▶ EXERCISE PROMPT:
Skipping all pictures, set down the lines of the listing from the first through the one with "['0,00001', '0,0001', '0,001', '0,01', '0,1', '1', '10', '100'];".

--- RECORD SET ---

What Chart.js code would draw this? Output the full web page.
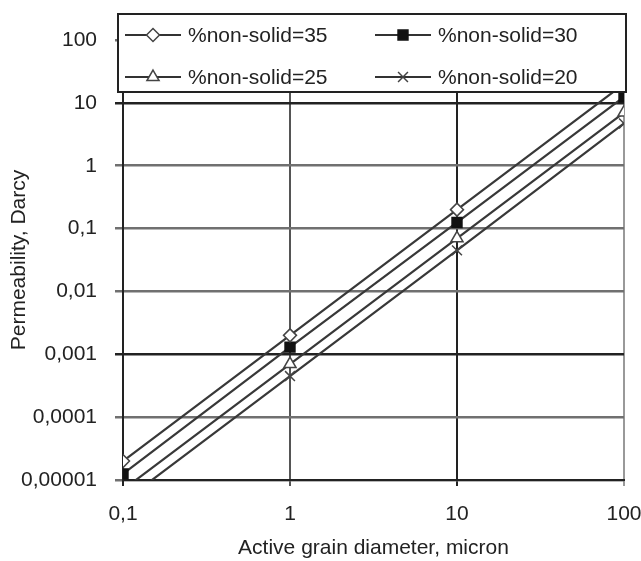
<!DOCTYPE html>
<html>
<head>
<meta charset="utf-8" />
<script src="https://cdn.jsdelivr.net/npm/chart.js"></script>
<style>
  body { margin: 0; background: #fff; }
</style>
</head>
<body>
<canvas id="chart" width="641" height="561"></canvas>
<script>
  // values
  const diameters = [0.1, 1, 10, 100];
  const seriesLabels = ['%non-solid=35', '%non-solid=30', '%non-solid=25', '%non-solid=20'];
  const perm35 = [0.00002, 0.002, 0.2, 20];
  const perm30 = [0.0000125, 0.0013, 0.125, 12.5];
  const perm25 = [0.000007, 0.0007, 0.07, 7];
  const perm20 = [0.0000045, 0.00045, 0.045, 4.7];

  const xTickValues = [0.1, 1, 10, 100];
  const xTickLabels = ['0,1', '1', '10', '100'];
  const yTickValues = [0.00001, 0.0001, 0.001, 0.01, 0.1, 1, 10, 100];
  const yTickLabels = ['0,00001', '0,0001', '0,001', '0,01', '0,1', '1', '10', '100'];

  const FONT = '"Liberation Sans", Arial, sans-serif';
  const TEXT = '#222';
  Chart.defaults.font.family = FONT;
  Chart.defaults.font.size = 21;
  Chart.defaults.color = TEXT;

  const markers = [
    { pointStyle: 'rectRot', radius: 6.5, bg: '#fff', border: '#444' },
    { pointStyle: 'rect', radius: 7, bg: '#111', border: '#111' },
    { pointStyle: 'triangle', radius: 7, bg: '#fff', border: '#444' },
    { pointStyle: 'crossRot', radius: 7, bg: '#444', border: '#444' },
  ];

  function makeSet(label, values, m) {
    return {
      label: label,
      data: diameters.map((d, i) => ({ x: d, y: values[i] })),
      borderColor: '#383838',
      borderWidth: 2.2,
      tension: 0,
      pointStyle: m.pointStyle,
      pointRadius: m.radius,
      pointBackgroundColor: m.bg,
      pointBorderColor: m.border,
      pointBorderWidth: 1.5,
    };
  }

  // legend drawn over the plot, two columns like the original
  const legendBox = {
    id: 'legendBox',
    afterDraw(chart) {
      const ctx = chart.ctx;
      ctx.save();
      ctx.fillStyle = '#fff';
      ctx.fillRect(118, 14, 508, 78);
      ctx.strokeStyle = '#222';
      ctx.lineWidth = 2;
      ctx.strokeRect(118, 14, 508, 78);
      chart.data.datasets.forEach((ds, i) => {
        const x0 = i % 2 === 0 ? 125 : 375;
        const y = i < 2 ? 35 : 77;
        ctx.strokeStyle = '#333';
        ctx.lineWidth = 2;
        ctx.beginPath();
        ctx.moveTo(x0, y);
        ctx.lineTo(x0 + 56, y);
        ctx.stroke();
        ctx.fillStyle = ds.pointBackgroundColor;
        ctx.strokeStyle = ds.pointBorderColor;
        ctx.lineWidth = 1.5;
        Chart.helpers.drawPoint(ctx, { pointStyle: ds.pointStyle, radius: ds.pointRadius, borderWidth: 1.5, rotation: 0 }, x0 + 28, y);
        ctx.fillStyle = TEXT;
        ctx.font = '21px ' + FONT;
        ctx.textBaseline = 'middle';
        ctx.textAlign = 'left';
        ctx.fillText(ds.label, x0 + 63, y + 1);
      });
      ctx.restore();
    }
  };

  const xGridColor = { 0.1: '#222', 1: '#555', 10: '#222', 100: '#999' };
  const darkRows = [10, 0.001];

  new Chart(document.getElementById('chart'), {
    type: 'line',
    data: {
      datasets: [
        makeSet(seriesLabels[0], perm35, markers[0]),
        makeSet(seriesLabels[1], perm30, markers[1]),
        makeSet(seriesLabels[2], perm25, markers[2]),
        makeSet(seriesLabels[3], perm20, markers[3]),
      ]
    },
    options: {
      responsive: false,
      animation: false,
      layout: { padding: { top: 40, right: 0, left: 0, bottom: 0 } },
      plugins: { legend: { display: false }, tooltip: { enabled: false } },
      scales: {
        x: {
          type: 'logarithmic',
          position: 'bottom',
          min: 0.1,
          max: 100,
          afterBuildTicks: (s) => { s.ticks = xTickValues.map((v) => ({ value: v, major: false })); },
          afterFit: (s) => { s.height = 81; s.paddingRight = 17; s.paddingLeft = 0; },
          ticks: { callback: (v, i) => xTickLabels[i], autoSkip: false, maxRotation: 0, padding: 16, color: TEXT },
          grid: {
            color: (c) => xGridColor[c.tick ? c.tick.value : 1] || '#666',
            lineWidth: 2,
            tickLength: 6,
          },
          border: { color: '#222', width: 2 },
          title: { display: true, text: 'Active grain diameter, micron', color: TEXT, padding: { top: 0, bottom: 0 } }
        },
        y: {
          type: 'logarithmic',
          min: 0.00001,
          max: 100,
          afterBuildTicks: (s) => { s.ticks = yTickValues.map((v) => ({ value: v, major: false })); },
          afterFit: (s) => { s.width = 123; },
          ticks: { callback: (v, i) => yTickLabels[i], autoSkip: false, padding: 18, color: TEXT },
          grid: {
            color: (c) => (c.tick && darkRows.includes(c.tick.value)) ? '#222' : '#707070',
            lineWidth: 2.5,
            tickLength: 8,
          },
          border: { color: '#222', width: 2 },
          title: { display: true, text: 'Permeability, Darcy', color: TEXT, padding: { top: 7, bottom: 0 } }
        }
      }
    },
    plugins: [legendBox]
  });
</script>
</body>
</html>
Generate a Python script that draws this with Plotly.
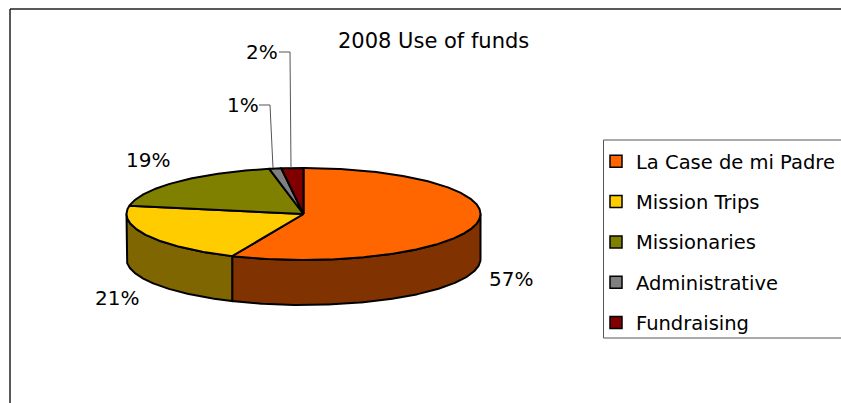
import numpy as np
import plotly.graph_objects as go

categories = ["La Case de mi Padre", "Mission Trips", "Missionaries", "Administrative", "Fundraising"]
shares = [56.6, 21.3, 19.0, 1.1, 2.0]
top_colors = ["#FF6600", "#FFCC00", "#808000", "#808080", "#800000"]
side_colors = ["#803300", "#806600", "#404000", "#404040", "#400000"]
title_text = "2008 Use of funds"
FONT = "DejaVu Sans"

CX, CY, RX, RY, DEPTH = 303.5, 214, 177, 46, 45

def rim(a0, a1):
    t = np.radians(np.linspace(a0, a1, max(2, int(abs(a1 - a0) * 2))))
    return CX + RX * np.sin(t), CY - RY * np.cos(t)

fig = go.Figure()
edges = np.concatenate([[0], np.cumsum(shares)]) * 360 / sum(shares)

# side wall: visible only between 90 and 270 degrees clockwise from the top
for i, name in enumerate(categories):
    a0, a1 = max(edges[i], 90), min(edges[i + 1], 270)
    if a1 <= a0:
        continue
    x, y = rim(a0, a1)
    fig.add_trace(go.Scatter(
        x=np.concatenate([x, x[::-1], x[:1]]),
        y=np.concatenate([y, y[::-1] + DEPTH, y[:1]]),
        mode="lines", fill="toself", fillcolor=side_colors[i],
        line=dict(color="black", width=2), showlegend=False, hoverinfo="skip"))

# top face
for i, name in enumerate(categories):
    x, y = rim(edges[i], edges[i + 1])
    fig.add_trace(go.Scatter(
        x=np.concatenate([[CX], x, [CX]]),
        y=np.concatenate([[CY], y, [CY]]),
        mode="lines", fill="toself", fillcolor=top_colors[i],
        line=dict(color="black", width=2), showlegend=False,
        name=name, hoverinfo="name"))

# legend entries
for i, name in enumerate(categories):
    fig.add_trace(go.Scatter(
        x=[None], y=[None], mode="markers", name=name, legendgroup=name,
        marker=dict(symbol="square", size=12, color=top_colors[i],
                    line=dict(color="black", width=1.5))))

# leader lines
for lx, ly in [([279, 290, 291], [52, 52, 168]), ([259, 270, 273], [105, 105, 168])]:
    fig.add_trace(go.Scatter(x=lx, y=ly, mode="lines", line=dict(color="#555555", width=1),
                             showlegend=False, hoverinfo="skip"))

label_pos = [(511, 279), (117, 298), (148, 160), (243, 105), (262, 52)]
annotations = [dict(x=p[0], y=p[1], text=f"{round(s)}%", showarrow=False, xref="x", yref="y",
                    font=dict(family=FONT, size=20, color="black"))
               for s, p in zip(shares, label_pos)]
annotations.append(dict(x=433, y=41, text=title_text, showarrow=False, xref="x", yref="y",
                        font=dict(family=FONT, size=21, color="black")))

shapes = [
    dict(type="line", x0=10, x1=10, y0=9, y1=403, xref="x", yref="y", line=dict(color="#222222", width=1.5)),
    dict(type="line", x0=10, x1=841, y0=9, y1=9, xref="x", yref="y", line=dict(color="#222222", width=1.5)),
    dict(type="rect", x0=603.5, x1=860, y0=140, y1=338, xref="x", yref="y",
         line=dict(color="#555555", width=1), layer="below"),
]

fig.update_layout(
    width=841, height=403, margin=dict(l=0, r=0, t=0, b=0),
    paper_bgcolor="white", plot_bgcolor="white",
    xaxis=dict(range=[0, 841], visible=False, fixedrange=True),
    yaxis=dict(range=[403, 0], visible=False, fixedrange=True),
    annotations=annotations, shapes=shapes,
    legend=dict(x=596 / 841, xanchor="left", y=1 - 142 / 403, yanchor="top",
                bgcolor="rgba(0,0,0,0)", borderwidth=0, tracegroupgap=12,
                font=dict(family=FONT, size=19.5, color="black")),
)
fig.write_html("out.html", config=dict(displayModeBar=False),
               post_script="document.body.style.margin='0';document.body.style.overflow='hidden';")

---

▶ RESPONSE TO THIS EXERCISE:
What Chart.js code would draw this? Output the full web page.
<!DOCTYPE html>
<html>
<head>
<meta charset="utf-8" />
<script src="https://cdn.jsdelivr.net/npm/chart.js"></script>
<style>
  body { margin: 0; background: #fff; }
</style>
</head>
<body>
<canvas id="chart" width="641" height="561"></canvas>
<script>
  // values
  const diameters = [0.1, 1, 10, 100];
  const seriesLabels = ['%non-solid=35', '%non-solid=30', '%non-solid=25', '%non-solid=20'];
  const perm35 = [0.00002, 0.002, 0.2, 20];
  const perm30 = [0.0000125, 0.0013, 0.125, 12.5];
  const perm25 = [0.000007, 0.0007, 0.07, 7];
  const perm20 = [0.0000045, 0.00045, 0.045, 4.7];

  const xTickValues = [0.1, 1, 10, 100];
  const xTickLabels = ['0,1', '1', '10', '100'];
  const yTickValues = [0.00001, 0.0001, 0.001, 0.01, 0.1, 1, 10, 100];
  const yTickLabels = ['0,00001', '0,0001', '0,001', '0,01', '0,1', '1', '10', '100'];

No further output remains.